■ WHAT THE TASK ASKS
Tally up the lines below that include the word "this". Answer with the number alone.

Code that draws figures

▼▼▼

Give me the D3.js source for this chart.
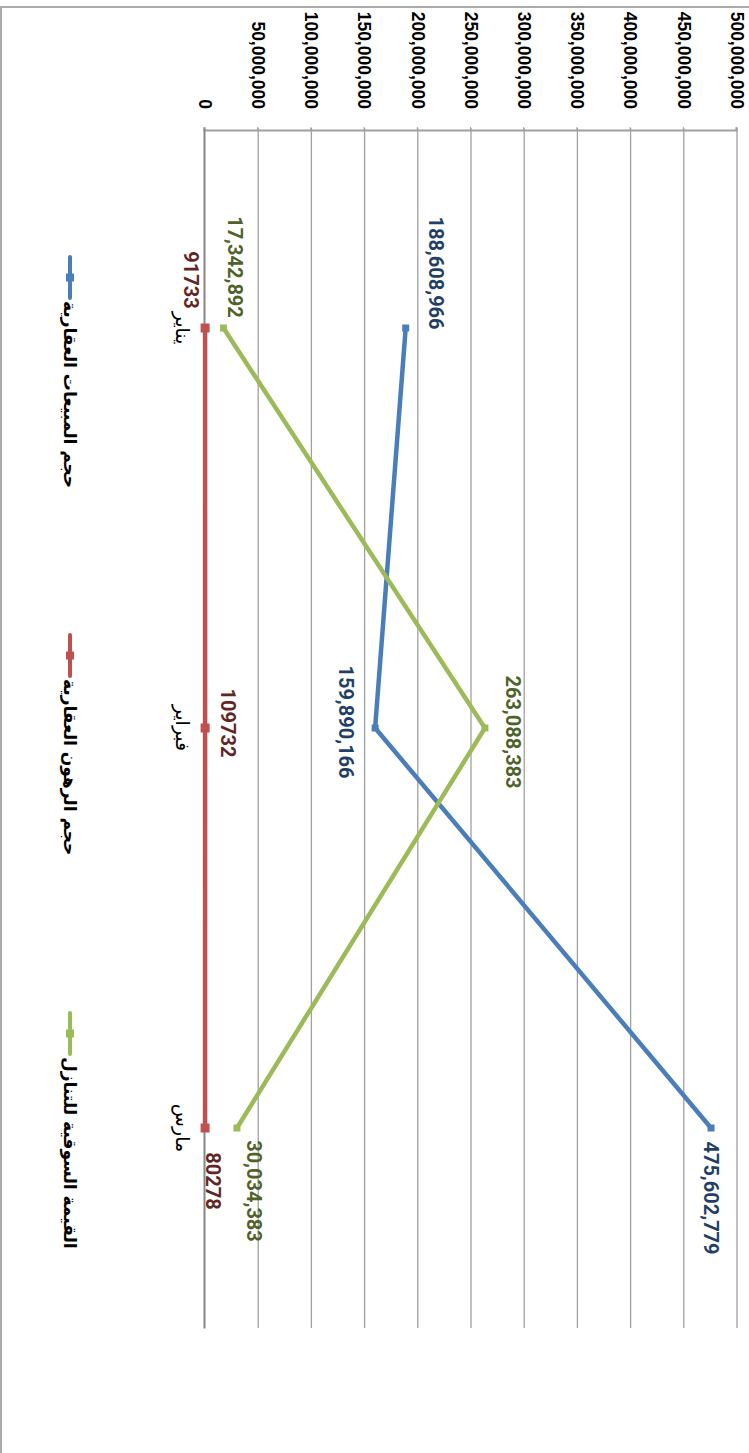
<!DOCTYPE html>
<html>
<head>
<meta charset="utf-8">
<script src="https://cdn.jsdelivr.net/npm/d3@7"></script>
<style>
  html, body { margin: 0; padding: 0; background: #fff; }
  svg { display: block; }
</style>
</head>
<body>
<svg id="chart" width="749" height="1453"></svg>
<script>
// ---------- data ----------
const categories = ["يناير", "فبراير", "مارس"];
const seriesNames = ["حجم المبيعات العقارية", "حجم الرهون العقارية", "القيمة السوقية للتنازل"];
const salesVolume = [188608966, 159890166, 475602779];
const mortgageVolume = [91733, 109732, 80278];
const transferValue = [17342892, 263088383, 30034383];
const valueTicks = [0, 50000000, 100000000, 150000000, 200000000, 250000000, 300000000, 350000000, 400000000, 450000000, 500000000];

// ---------- styles / layout (not data) ----------
const W = 749, H = 1453;
const colors = ["#4A7EBB", "#C0504D", "#9BBB59"];
const labelColors = ["#1F3F66", "#632523", "#4F6228"];
const labelFormats = [d3.format(","), d3.format("d"), d3.format(",")];
// label centre offsets relative to the point, in the chart's own (unrotated) frame
const labelOffsets = [
  [[-55, -30], [-6, 29], [70, 0]],
  [[-48, 14], [-5, -23], [53, -8]],
  [[-61, -12], [4, -28], [63, -17]]
];

const series = [salesVolume, mortgageVolume, transferValue];

const svg = d3.select("#chart");
// whole chart is drawn in a normal frame (1453 wide x 749 high) then turned 90° clockwise
const g = svg.append("g").attr("transform", `translate(${W},0) rotate(90)`);
const CW = H, CH = W;

// outer chart border
g.append("rect")
  .attr("x", 7).attr("y", -10)
  .attr("width", CW + 20).attr("height", CH + 9)
  .attr("fill", "none").attr("stroke", "#ABABAB").attr("stroke-width", 2);

const x = d3.scaleBand().domain(categories).range([128, 1328]);
const y = d3.scaleLinear().domain([0, 500000000]).range([CH - 205, CH - 737]);
const cx = d => x(d) + x.bandwidth() / 2;

// gridlines
g.append("g").selectAll("line").data(valueTicks.slice(1)).join("line")
  .attr("x1", 128).attr("x2", 1328)
  .attr("y1", d => y(d)).attr("y2", d => y(d))
  .attr("stroke", "#A0A0A0").attr("stroke-width", 1.3);

// value axis
const yAxis = d3.axisLeft(y).tickValues(valueTicks).tickFormat(d3.format(",")).tickSize(3).tickPadding(18);
const ya = g.append("g").attr("transform", "translate(130,0)").call(yAxis);
ya.select(".domain").attr("stroke", "#A0A0A0").attr("stroke-width", 2);
ya.selectAll(".tick line").attr("stroke", "#A0A0A0");
ya.selectAll(".tick text")
  .attr("fill", "#000")
  .style("font-family", "'Liberation Sans', Arial, sans-serif")
  .style("font-weight", "bold")
  .style("font-size", "17.5px");

// category axis
const xAxis = d3.axisBottom(x).tickSize(0).tickPadding(16);
const xa = g.append("g").attr("transform", `translate(0,${y(0)})`).call(xAxis);
xa.select(".domain").attr("stroke", "#868686").attr("stroke-width", 2);
xa.selectAll(".tick text")
  .attr("fill", "#000")
  .style("font-family", "'DejaVu Sans', sans-serif")
  .style("font-size", "19px");

// lines + markers + labels
const line = d3.line().x((d, i) => cx(categories[i])).y(d => y(d));
series.forEach((vals, s) => {
  const sg = g.append("g");
  sg.append("path").datum(vals)
    .attr("d", line)
    .attr("fill", "none")
    .attr("stroke", colors[s])
    .attr("stroke-width", 4.5)
    .attr("stroke-linejoin", "round");
  const ms = s === 1 ? 9 : 7;
  sg.selectAll("rect.m").data(vals).join("rect")
    .attr("class", "m")
    .attr("x", (d, i) => cx(categories[i]) - ms / 2)
    .attr("y", d => y(d) - ms / 2)
    .attr("width", ms).attr("height", ms)
    .attr("fill", colors[s]);
  sg.selectAll("text.l").data(vals).join("text")
    .attr("class", "l")
    .attr("x", (d, i) => cx(categories[i]) + labelOffsets[s][i][0])
    .attr("y", (d, i) => y(d) + labelOffsets[s][i][1])
    .attr("text-anchor", "middle")
    .attr("dominant-baseline", "central")
    .attr("fill", labelColors[s])
    .style("font-family", "Roboto, 'Liberation Sans', sans-serif")
    .style("font-weight", "bold")
    .style("font-size", "20px")
    .text(d => labelFormats[s](d));
});

// legend
const legendY = CH - 70;
const lg = g.append("g");
seriesNames.forEach((name, s) => {
  const x0 = 257 + s * 378;
  lg.append("line")
    .attr("x1", x0).attr("x2", x0 + 41)
    .attr("y1", legendY).attr("y2", legendY)
    .attr("stroke", colors[s]).attr("stroke-width", 4).attr("stroke-linecap", "round");
  lg.append("rect")
    .attr("x", x0 + 20.5 - 4).attr("y", legendY - 4)
    .attr("width", 8).attr("height", 8)
    .attr("fill", colors[s]);
  lg.append("text")
    .attr("x", x0 + 44).attr("y", legendY)
    .attr("dominant-baseline", "central")
    .attr("text-anchor", "start")
    .attr("fill", "#000")
    .style("font-family", "'DejaVu Sans', sans-serif")
    .style("font-weight", "bold")
    .style("font-size", "17px")
    .text(name);
});
</script>
</body>
</html>
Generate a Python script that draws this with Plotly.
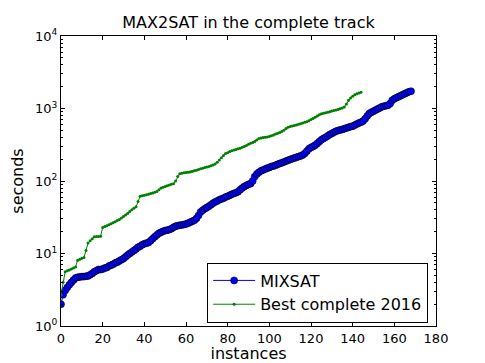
"""
MAX2SAT cactus plot: MIXSAT vs best complete solver 2016
"""
import plotly.graph_objects as go

# sorted solve times (seconds), one per solved instance
mixsat_times = [
    2.0, 2.7, 3.1, 3.4, 3.7, 4.0, 4.3, 4.6, 4.7, 4.75,
    4.8, 4.8, 4.85, 4.9, 5.1, 5.3, 5.6, 5.8, 6.0, 6.0,
    6.1, 6.3, 6.4, 6.7, 6.9, 7.1, 7.4, 7.6, 7.9, 8.2,
    8.5, 9.0, 9.5, 10.0, 10.5, 11.0, 11.5, 12.2, 12.6, 13.2,
    13.6, 13.9, 14.2, 15.0, 16.0, 17.0, 18.0, 19.0, 19.6, 20.2,
    20.7, 21.0, 21.4, 22.0, 23.0, 23.8, 24.2, 24.5, 24.8, 25.1,
    25.5, 26.2, 27.0, 27.8, 28.7, 30.5, 33.5, 37.4, 39.5, 41.5,
    43.0, 45.0, 47.0, 49.5, 51.5, 53.0, 55.0, 56.5, 58.0, 60.0,
    61.6, 63.5, 65.5, 67.5, 69.0, 71.0, 76.0, 80.0, 84.0, 87.0,
    90.0, 92.0, 100.0, 115.0, 125.0, 132.0, 138.0, 142.0, 146.0, 150.0,
    154, 158, 161, 165, 170, 174, 178, 183, 188, 193,
    198, 203, 207, 212, 217, 222, 228, 240, 258, 278,
    290, 300, 312, 330, 350, 370, 387, 400, 418, 437,
    452, 470, 485, 497, 507, 514, 525, 537, 550, 562,
    571, 590, 610, 630, 648, 670, 720, 790, 854, 890,
    920, 950, 985, 1020, 1055, 1075, 1095, 1110, 1170, 1300,
    1360, 1410, 1450, 1500, 1550, 1600, 1650, 1700, 1730,
]

best2016_times = [
    2.7, 4.0, 5.6, 5.8, 5.9, 6.1, 6.3, 6.5, 8.1, 8.3,
    8.6, 8.8, 11.0, 14.0, 15.0, 16.0, 17.0, 17.1, 17.2, 17.3,
    22.8, 23.5, 24.2, 25.0, 25.8, 26.5, 27.5, 28.5, 29.4, 31.0,
    32.5, 34.0, 35.6, 38.0, 40.0, 42.0, 44.0, 52.0, 61.6, 62.5,
    63.5, 64.5, 65.7, 67.0, 68.5, 70.0, 71.5, 76.0, 80.0, 82.0,
    84.0, 86.0, 88.0, 90.0, 92.0, 100.0, 115.0, 126.0, 128.0, 130.0,
    131.0, 132.0, 133.0, 135.0, 138.0, 141.0, 144.0, 147.0, 150.0, 153.0,
    156.0, 158.0, 162.0, 166.0, 172.0, 182.0, 195.0, 210.0, 225.0, 240.0,
    246.0, 255.0, 262.0, 268.0, 273.0, 278.0, 284.0, 292.0, 300.0, 310.0,
    322.0, 332.0, 340.0, 352.0, 368.0, 385.0, 392.0, 397.0, 401.0, 405.0,
    410.0, 420.0, 432.0, 444.0, 456.0, 465.0, 480.0, 500.0, 530.0, 550.0,
    565.0, 575.0, 585.0, 592.0, 605.0, 618.0, 632.0, 645.0, 658.0, 680.0,
    705.0, 730.0, 760.0, 790.0, 820.0, 845.0, 860.0, 875.0, 890.0, 905.0,
    925.0, 940.0, 955.0, 970.0, 990.0, 1020.0, 1050.0, 1150.0, 1300.0, 1400.0,
    1480.0, 1550.0, 1600.0, 1640.0, 1670.0,
]

x_ticks = [0, 20, 40, 60, 80, 100, 120, 140, 160, 180]
y_ticks = [1, 10, 100, 1000, 10000]
y_tick_text = ['10<sup>0</sup>', '10<sup>1</sup>', '10<sup>2</sup>',
               '10<sup>3</sup>', '10<sup>4</sup>']

FONT = 'DejaVu Sans'

mixsat = go.Scatter(x=list(range(len(mixsat_times))),
                    y=mixsat_times,
                    mode='lines+markers',
                    name='MIXSAT',
                    line=dict(color='#0000ff', width=1),
                    marker=dict(color='#0000ff', size=7,
                                line=dict(color='#000000', width=0.6)),
                    )
best = go.Scatter(x=list(range(len(best2016_times))),
                  y=best2016_times,
                  mode='lines+markers',
                  name='Best complete 2016',
                  line=dict(color='#008000', width=1),
                  marker=dict(color='#008000', size=3),
                  )

# page body has an 8px default margin, so the figure is 8px smaller
fig = go.Figure(data=[mixsat, best])
fig.update_layout(
    width=477, height=355,
    margin=dict(l=53, r=49, t=28, b=37),
    paper_bgcolor='white', plot_bgcolor='white',
    font=dict(family=FONT, size=13, color='black'),
    title=dict(text='MAX2SAT in the complete track', x=0.5, xref='paper',
               xanchor='center', yref='container', y=1 - 14 / 355,
               yanchor='middle', font=dict(size=16)),
    legend=dict(x=0.979, y=0.012, xanchor='right', yanchor='bottom',
                bordercolor='black', borderwidth=1, bgcolor='white',
                font=dict(size=16), itemwidth=42, tracegroupgap=0),
)
fig.update_xaxes(range=[0, 180], tickvals=x_ticks, ticks='inside',
                 ticklen=4, tickcolor='black', showgrid=False, zeroline=False,
                 showline=True, linecolor='black', linewidth=1,
                 mirror='allticks', automargin=False,
                 title=dict(text='instances', standoff=3))
fig.update_yaxes(type='log', range=[0, 4], tickvals=y_ticks,
                 ticktext=y_tick_text, ticks='inside', ticklen=4,
                 tickcolor='black', showgrid=False, zeroline=False,
                 showline=True, linecolor='black', linewidth=1,
                 mirror='allticks', automargin=False,
                 minor=dict(ticks='inside', ticklen=2, tickcolor='black',
                            dtick='D1', showgrid=False),
                 title=dict(text='seconds', standoff=10))

fig.write_html("out.html")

▲▲▲

■ ANSWER BELOW
2